> [Written request]:
Every line of the listing must be reproduced as it stands. Leave the images behind.
[begin Available data]
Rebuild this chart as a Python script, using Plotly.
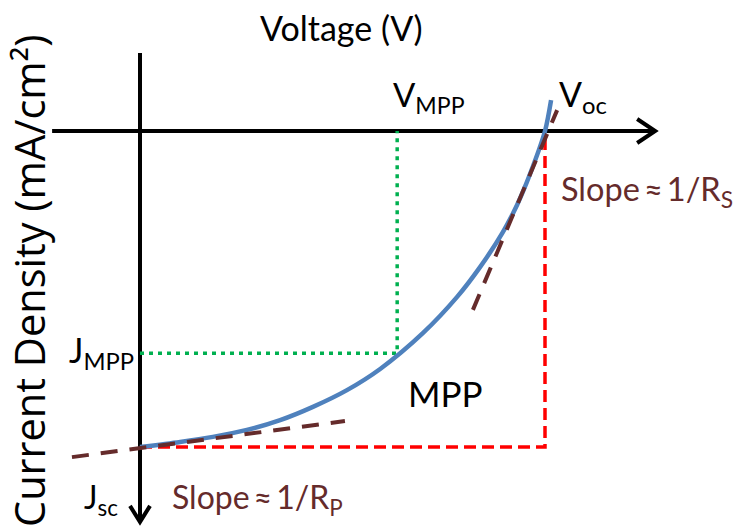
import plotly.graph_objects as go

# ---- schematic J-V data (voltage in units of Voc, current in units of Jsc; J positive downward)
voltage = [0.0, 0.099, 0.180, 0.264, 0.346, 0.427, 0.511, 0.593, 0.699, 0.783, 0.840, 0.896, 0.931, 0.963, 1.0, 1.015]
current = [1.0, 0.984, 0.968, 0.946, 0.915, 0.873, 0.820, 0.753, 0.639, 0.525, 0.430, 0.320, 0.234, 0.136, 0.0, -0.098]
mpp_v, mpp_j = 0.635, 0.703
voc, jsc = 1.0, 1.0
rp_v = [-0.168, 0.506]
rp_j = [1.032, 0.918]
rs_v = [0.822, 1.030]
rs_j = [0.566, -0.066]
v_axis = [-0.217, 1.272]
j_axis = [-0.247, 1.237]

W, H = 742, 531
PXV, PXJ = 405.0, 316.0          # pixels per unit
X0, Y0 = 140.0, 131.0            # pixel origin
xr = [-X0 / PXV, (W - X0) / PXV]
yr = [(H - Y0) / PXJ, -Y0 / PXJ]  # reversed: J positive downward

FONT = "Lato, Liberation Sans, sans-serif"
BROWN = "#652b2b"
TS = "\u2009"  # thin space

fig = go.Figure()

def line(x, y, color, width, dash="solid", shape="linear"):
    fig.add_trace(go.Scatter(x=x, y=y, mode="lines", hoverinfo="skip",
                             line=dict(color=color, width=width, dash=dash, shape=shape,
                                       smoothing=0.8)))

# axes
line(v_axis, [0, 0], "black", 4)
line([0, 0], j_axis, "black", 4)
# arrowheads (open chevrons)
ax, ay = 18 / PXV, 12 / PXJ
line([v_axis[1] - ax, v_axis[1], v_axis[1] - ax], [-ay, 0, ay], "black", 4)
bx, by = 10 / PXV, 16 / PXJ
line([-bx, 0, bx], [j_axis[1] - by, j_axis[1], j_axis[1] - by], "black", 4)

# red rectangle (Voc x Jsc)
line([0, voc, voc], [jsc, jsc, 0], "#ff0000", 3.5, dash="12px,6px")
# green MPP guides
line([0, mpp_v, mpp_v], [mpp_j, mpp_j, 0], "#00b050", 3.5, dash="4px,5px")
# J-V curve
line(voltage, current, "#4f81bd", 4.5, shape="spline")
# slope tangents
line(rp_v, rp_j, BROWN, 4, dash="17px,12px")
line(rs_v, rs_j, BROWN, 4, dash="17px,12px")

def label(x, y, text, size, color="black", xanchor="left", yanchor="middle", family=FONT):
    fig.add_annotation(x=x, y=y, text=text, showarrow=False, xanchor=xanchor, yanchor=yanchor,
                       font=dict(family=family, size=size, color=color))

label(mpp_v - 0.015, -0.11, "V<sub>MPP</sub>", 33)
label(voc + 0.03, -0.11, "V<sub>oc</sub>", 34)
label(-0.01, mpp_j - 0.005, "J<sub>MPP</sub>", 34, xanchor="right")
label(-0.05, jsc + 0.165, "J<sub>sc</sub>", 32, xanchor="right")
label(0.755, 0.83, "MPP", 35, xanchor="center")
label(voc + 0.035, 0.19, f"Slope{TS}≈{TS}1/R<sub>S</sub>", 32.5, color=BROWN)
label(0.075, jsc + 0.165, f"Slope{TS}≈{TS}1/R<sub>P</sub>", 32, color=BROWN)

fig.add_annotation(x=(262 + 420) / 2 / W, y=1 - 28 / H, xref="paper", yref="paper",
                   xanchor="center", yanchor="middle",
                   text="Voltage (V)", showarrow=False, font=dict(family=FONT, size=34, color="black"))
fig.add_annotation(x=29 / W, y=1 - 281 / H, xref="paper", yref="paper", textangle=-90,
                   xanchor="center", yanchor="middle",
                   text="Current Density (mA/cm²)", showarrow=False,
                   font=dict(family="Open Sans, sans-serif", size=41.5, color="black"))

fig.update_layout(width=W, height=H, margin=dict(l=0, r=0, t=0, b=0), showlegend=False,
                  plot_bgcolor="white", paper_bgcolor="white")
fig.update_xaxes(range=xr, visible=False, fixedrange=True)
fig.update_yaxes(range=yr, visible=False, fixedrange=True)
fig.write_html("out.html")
[end Available data]
> [Response for this exercise]:
Rebuild this chart as a Python script, using Plotly.
import plotly.graph_objects as go

# ---- schematic J-V data (voltage in units of Voc, current in units of Jsc; J positive downward)
voltage = [0.0, 0.099, 0.180, 0.264, 0.346, 0.427, 0.511, 0.593, 0.699, 0.783, 0.840, 0.896, 0.931, 0.963, 1.0, 1.015]
current = [1.0, 0.984, 0.968, 0.946, 0.915, 0.873, 0.820, 0.753, 0.639, 0.525, 0.430, 0.320, 0.234, 0.136, 0.0, -0.098]
mpp_v, mpp_j = 0.635, 0.703
voc, jsc = 1.0, 1.0
rp_v = [-0.168, 0.506]
rp_j = [1.032, 0.918]
rs_v = [0.822, 1.030]
rs_j = [0.566, -0.066]
v_axis = [-0.217, 1.272]
j_axis = [-0.247, 1.237]

W, H = 742, 531
PXV, PXJ = 405.0, 316.0          # pixels per unit
X0, Y0 = 140.0, 131.0            # pixel origin
xr = [-X0 / PXV, (W - X0) / PXV]
yr = [(H - Y0) / PXJ, -Y0 / PXJ]  # reversed: J positive downward

FONT = "Lato, Liberation Sans, sans-serif"
BROWN = "#652b2b"
TS = "\u2009"  # thin space

fig = go.Figure()

def line(x, y, color, width, dash="solid", shape="linear"):
    fig.add_trace(go.Scatter(x=x, y=y, mode="lines", hoverinfo="skip",
                             line=dict(color=color, width=width, dash=dash, shape=shape,
                                       smoothing=0.8)))

# axes
line(v_axis, [0, 0], "black", 4)
line([0, 0], j_axis, "black", 4)
# arrowheads (open chevrons)
ax, ay = 18 / PXV, 12 / PXJ
line([v_axis[1] - ax, v_axis[1], v_axis[1] - ax], [-ay, 0, ay], "black", 4)
bx, by = 10 / PXV, 16 / PXJ
line([-bx, 0, bx], [j_axis[1] - by, j_axis[1], j_axis[1] - by], "black", 4)

# red rectangle (Voc x Jsc)
line([0, voc, voc], [jsc, jsc, 0], "#ff0000", 3.5, dash="12px,6px")
# green MPP guides
line([0, mpp_v, mpp_v], [mpp_j, mpp_j, 0], "#00b050", 3.5, dash="4px,5px")
# J-V curve
line(voltage, current, "#4f81bd", 4.5, shape="spline")
# slope tangents
line(rp_v, rp_j, BROWN, 4, dash="17px,12px")
line(rs_v, rs_j, BROWN, 4, dash="17px,12px")

def label(x, y, text, size, color="black", xanchor="left", yanchor="middle", family=FONT):
    fig.add_annotation(x=x, y=y, text=text, showarrow=False, xanchor=xanchor, yanchor=yanchor,
                       font=dict(family=family, size=size, color=color))

label(mpp_v - 0.015, -0.11, "V<sub>MPP</sub>", 33)
label(voc + 0.03, -0.11, "V<sub>oc</sub>", 34)
label(-0.01, mpp_j - 0.005, "J<sub>MPP</sub>", 34, xanchor="right")
label(-0.05, jsc + 0.165, "J<sub>sc</sub>", 32, xanchor="right")
label(0.755, 0.83, "MPP", 35, xanchor="center")
label(voc + 0.035, 0.19, f"Slope{TS}≈{TS}1/R<sub>S</sub>", 32.5, color=BROWN)
label(0.075, jsc + 0.165, f"Slope{TS}≈{TS}1/R<sub>P</sub>", 32, color=BROWN)

fig.add_annotation(x=(262 + 420) / 2 / W, y=1 - 28 / H, xref="paper", yref="paper",
                   xanchor="center", yanchor="middle",
                   text="Voltage (V)", showarrow=False, font=dict(family=FONT, size=34, color="black"))
fig.add_annotation(x=29 / W, y=1 - 281 / H, xref="paper", yref="paper", textangle=-90,
                   xanchor="center", yanchor="middle",
                   text="Current Density (mA/cm²)", showarrow=False,
                   font=dict(family="Open Sans, sans-serif", size=41.5, color="black"))

fig.update_layout(width=W, height=H, margin=dict(l=0, r=0, t=0, b=0), showlegend=False,
                  plot_bgcolor="white", paper_bgcolor="white")
fig.update_xaxes(range=xr, visible=False, fixedrange=True)
fig.update_yaxes(range=yr, visible=False, fixedrange=True)
fig.write_html("out.html")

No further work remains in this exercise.